**Aim of the exercise**
Skip the pictures and quote all of the lines exactly.

**Stored data**
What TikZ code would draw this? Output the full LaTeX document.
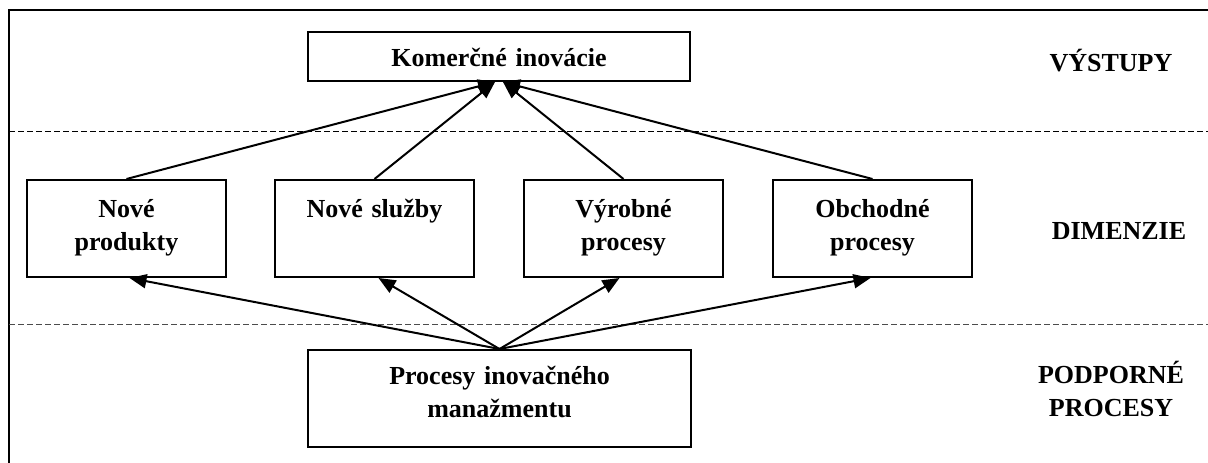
\documentclass[tikz,border=0pt]{standalone}
\usepackage{fontspec}
\setmainfont{Liberation Serif}
\usetikzlibrary{arrows.meta, positioning}

\tikzset{
  boxfont/.style={font=\bfseries\fontsize{26}{33}\selectfont},
  dimbox/.style={draw, line width=2pt, inner sep=0pt, align=center, boxfont,
    text width=199pt, text height=37pt, text depth=60pt, anchor=north west},
  layerlabel/.style={inner sep=0pt, align=center, boxfont, text width=180pt, anchor=base},
  uparrow/.style={line width=2pt, -{Triangle[length=17pt, width=14pt]}},
  layerline/.style={line width=1pt, dash pattern=on 6pt off 3pt}
}

\begin{document}
\begin{tikzpicture}[x=1pt, y=-1pt]
  \useasboundingbox (0,0) rectangle (1208,463);

  % frame and layer separators
  \draw[line width=1.6pt] (9,463) -- (9,10) -- (1208,10);
  \draw[layerline] (9,131) -- (1208,131);
  \draw[layerline, black!70] (9,324) -- (1208,324);

  % boxes
  \node[draw, line width=2pt, inner sep=0pt, align=center, boxfont, anchor=north west,
    text width=382pt, text height=34pt, text depth=15pt] (komerc) at (307,31) {Komerčné inovácie};
  \node[dimbox] (produkty) at (26,179) {Nové\\produkty};
  \node[dimbox] (sluzby) at (274,179) {Nové služby};
  \node[dimbox] (vyroba) at (523,179) {Výrobné\\procesy};
  \node[dimbox] (obchod) at (772,179) {Obchodné\\procesy};
  \node[draw, line width=2pt, inner sep=0pt, align=center, boxfont, anchor=north west,
    text width=383pt, text height=34pt, text depth=63pt] (manaz) at (307,349) {Procesy inovačného\\manažmentu};

  % layer names
  \node[layerlabel] (vystupy) at (1111,71) {VÝSTUPY};
  \node[layerlabel] (dimenzie) at (1119,239) {DIMENZIE};
  \node[layerlabel] (podporne) at (1111,383) {PODPORNÉ\\PROCESY};

  % arrows
  \draw[uparrow] (produkty.north) -- ([xshift=-4pt]komerc.south);
  \draw[uparrow] (sluzby.north) -- ([xshift=-4pt]komerc.south);
  \draw[uparrow] (vyroba.north) -- ([xshift=4pt]komerc.south);
  \draw[uparrow] (obchod.north) -- ([xshift=4pt]komerc.south);
  \draw[uparrow] (manaz.north) -- ([xshift=3pt]produkty.south);
  \draw[uparrow] (manaz.north) -- ([xshift=4pt]sluzby.south);
  \draw[uparrow] (manaz.north) -- ([xshift=-4pt]vyroba.south);
  \draw[uparrow] (manaz.north) -- ([xshift=-2pt]obchod.south);
\end{tikzpicture}
\end{document}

**Complete response**
What TikZ code would draw this? Output the full LaTeX document.
\documentclass[tikz,border=0pt]{standalone}
\usepackage{fontspec}
\setmainfont{Liberation Serif}
\usetikzlibrary{arrows.meta, positioning}

\tikzset{
  boxfont/.style={font=\bfseries\fontsize{26}{33}\selectfont},
  dimbox/.style={draw, line width=2pt, inner sep=0pt, align=center, boxfont,
    text width=199pt, text height=37pt, text depth=60pt, anchor=north west},
  layerlabel/.style={inner sep=0pt, align=center, boxfont, text width=180pt, anchor=base},
  uparrow/.style={line width=2pt, -{Triangle[length=17pt, width=14pt]}},
  layerline/.style={line width=1pt, dash pattern=on 6pt off 3pt}
}

\begin{document}
\begin{tikzpicture}[x=1pt, y=-1pt]
  \useasboundingbox (0,0) rectangle (1208,463);

  % frame and layer separators
  \draw[line width=1.6pt] (9,463) -- (9,10) -- (1208,10);
  \draw[layerline] (9,131) -- (1208,131);
  \draw[layerline, black!70] (9,324) -- (1208,324);

  % boxes
  \node[draw, line width=2pt, inner sep=0pt, align=center, boxfont, anchor=north west,
    text width=382pt, text height=34pt, text depth=15pt] (komerc) at (307,31) {Komerčné inovácie};
  \node[dimbox] (produkty) at (26,179) {Nové\\produkty};
  \node[dimbox] (sluzby) at (274,179) {Nové služby};
  \node[dimbox] (vyroba) at (523,179) {Výrobné\\procesy};
  \node[dimbox] (obchod) at (772,179) {Obchodné\\procesy};
  \node[draw, line width=2pt, inner sep=0pt, align=center, boxfont, anchor=north west,
    text width=383pt, text height=34pt, text depth=63pt] (manaz) at (307,349) {Procesy inovačného\\manažmentu};

  % layer names
  \node[layerlabel] (vystupy) at (1111,71) {VÝSTUPY};
  \node[layerlabel] (dimenzie) at (1119,239) {DIMENZIE};
  \node[layerlabel] (podporne) at (1111,383) {PODPORNÉ\\PROCESY};

  % arrows
  \draw[uparrow] (produkty.north) -- ([xshift=-4pt]komerc.south);
  \draw[uparrow] (sluzby.north) -- ([xshift=-4pt]komerc.south);
  \draw[uparrow] (vyroba.north) -- ([xshift=4pt]komerc.south);
  \draw[uparrow] (obchod.north) -- ([xshift=4pt]komerc.south);
  \draw[uparrow] (manaz.north) -- ([xshift=3pt]produkty.south);
  \draw[uparrow] (manaz.north) -- ([xshift=4pt]sluzby.south);
  \draw[uparrow] (manaz.north) -- ([xshift=-4pt]vyroba.south);
  \draw[uparrow] (manaz.north) -- ([xshift=-2pt]obchod.south);
\end{tikzpicture}
\end{document}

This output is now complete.